_What to work on_:
Pick out and copy every line below that has the word "picture".

☆ ☆ ☆

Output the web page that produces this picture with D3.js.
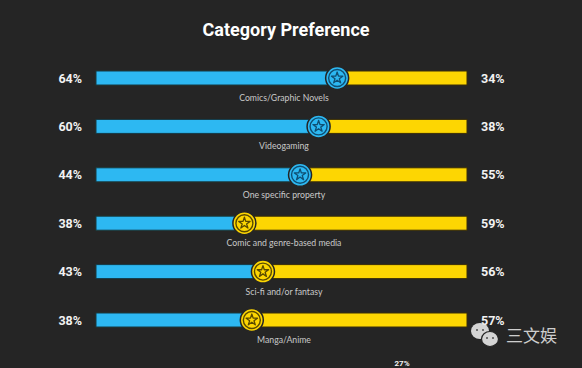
<!DOCTYPE html>
<html>
<head>
<meta charset="utf-8">
<script src="https://cdn.jsdelivr.net/npm/d3@7"></script>
<style>
  html, body { margin: 0; padding: 0; background: #252525; }
  svg { display: block; }
</style>
</head>
<body>
<div id="chart"></div>
<script>
// data
const categories = ['Comics/Graphic Novels', 'Videogaming', 'One specific property',
  'Comic and genre-based media', 'Sci-fi and/or fantasy', 'Manga/Anime'];
const leftValues = [64, 60, 44, 38, 43, 38];   // blue side
const rightValues = [34, 38, 55, 59, 56, 57];  // yellow side
// where the star marker sits along the bar (percent of bar length)
const markerPos = [65, 60, 55, 40, 45, 42];

const width = 582, height = 368;
const blue = '#2db8f2', yellow = '#fdd602', bg = '#252525';

const svg = d3.select('#chart').append('svg')
  .attr('width', width)
  .attr('height', height);

svg.append('rect').attr('width', width).attr('height', height).attr('fill', bg);

svg.append('text')
  .attr('x', 286).attr('y', 36)
  .attr('text-anchor', 'middle')
  .attr('fill', '#fff')
  .style('font-family', 'Roboto, Arial, sans-serif')
  .style('font-weight', 700)
  .style('font-size', '18px')
  .text('Category Preference');

const x = d3.scaleLinear().domain([0, 100]).range([96, 467]);
const y = d3.scaleLinear().domain([0, categories.length - 1]).range([78, 320]);
const barH = 14;

const rows = svg.selectAll('.row')
  .data(categories.map((c, i) => ({ c, l: leftValues[i], r: rightValues[i], m: markerPos[i], i })))
  .enter().append('g')
  .attr('class', 'row')
  .attr('transform', d => `translate(0,${y(d.i)})`);

// yellow full bar, blue on top up to the marker
rows.append('rect')
  .attr('x', x(0)).attr('y', -barH / 2)
  .attr('width', x(100) - x(0)).attr('height', barH)
  .attr('fill', yellow)
  .attr('stroke', '#3a2e08').attr('stroke-width', 1);

rows.append('rect')
  .attr('x', x(0)).attr('y', -barH / 2)
  .attr('width', d => x(d.m) - x(0)).attr('height', barH)
  .attr('fill', blue)
  .attr('stroke', '#123848').attr('stroke-width', 1);

const star = d3.symbol().type(d3.symbolStar).size(40);

const marker = rows.append('g')
  .attr('transform', d => `translate(${x(d.m)},0)`);

marker.append('circle')
  .attr('r', 11.5)
  .attr('fill', d => d.m > 50 ? blue : yellow)
  .attr('stroke', bg).attr('stroke-width', 1.5);
marker.append('circle')
  .attr('r', 8.5)
  .attr('fill', 'none')
  .attr('stroke', d => d.m > 50 ? '#0f4f73' : '#5a4a00')
  .attr('stroke-width', 1.4);
marker.append('path')
  .attr('d', star)
  .attr('fill', 'none')
  .attr('stroke', d => d.m > 50 ? '#0f4f73' : '#5a4a00')
  .attr('stroke-width', 1.3)
  .attr('stroke-linejoin', 'round');

rows.append('text')
  .attr('x', 82).attr('y', 4.5)
  .attr('text-anchor', 'end')
  .attr('fill', '#f2f2f2')
  .style('font-family', 'Roboto, Arial, sans-serif')
  .style('font-weight', 700)
  .style('font-size', '12.5px')
  .text(d => d.l + '%');

rows.append('text')
  .attr('x', 481).attr('y', 4.5)
  .attr('fill', '#f2f2f2')
  .style('font-family', 'Roboto, Arial, sans-serif')
  .style('font-weight', 700)
  .style('font-size', '12.5px')
  .text(d => d.r + '%');

rows.append('text')
  .attr('x', 284).attr('y', 23)
  .attr('text-anchor', 'middle')
  .attr('fill', '#c9c9c9')
  .style('font-family', 'Lato, Arial, sans-serif')
  .style('font-size', '8.7px')
  .text(d => d.c);

// label of the next (cropped) row at the bottom edge
svg.append('text')
  .attr('x', 402).attr('y', 366)
  .attr('text-anchor', 'middle')
  .attr('fill', '#f2f2f2')
  .style('font-family', 'Roboto, Arial, sans-serif')
  .style('font-weight', 700)
  .style('font-size', '8px')
  .text('27%');

// watermark
const wm = svg.append('g').attr('transform', 'translate(480,334)').attr('opacity', 0.9);
wm.append('ellipse').attr('cx', 0).attr('cy', -3).attr('rx', 9).attr('ry', 8).attr('fill', '#e8e8e8');
wm.append('ellipse').attr('cx', 10).attr('cy', 5).attr('rx', 8.5).attr('ry', 7.5)
  .attr('fill', '#e8e8e8').attr('stroke', bg).attr('stroke-width', 1.2);
[[-3, -4], [3, -4], [7, 4], [13, 4]].forEach(p => {
  wm.append('circle').attr('cx', p[0]).attr('cy', p[1]).attr('r', 1).attr('fill', '#555');
});
wm.append('text')
  .attr('x', 26).attr('y', 8)
  .attr('fill', '#e0e0e0')
  .style('font-family', '"Noto Sans CJK SC", sans-serif')
  .style('font-size', '17px')
  .text('三文娱');
</script>
</body>
</html>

☆ ☆ ☆

_Full solution_:
Output the web page that produces this picture with D3.js.

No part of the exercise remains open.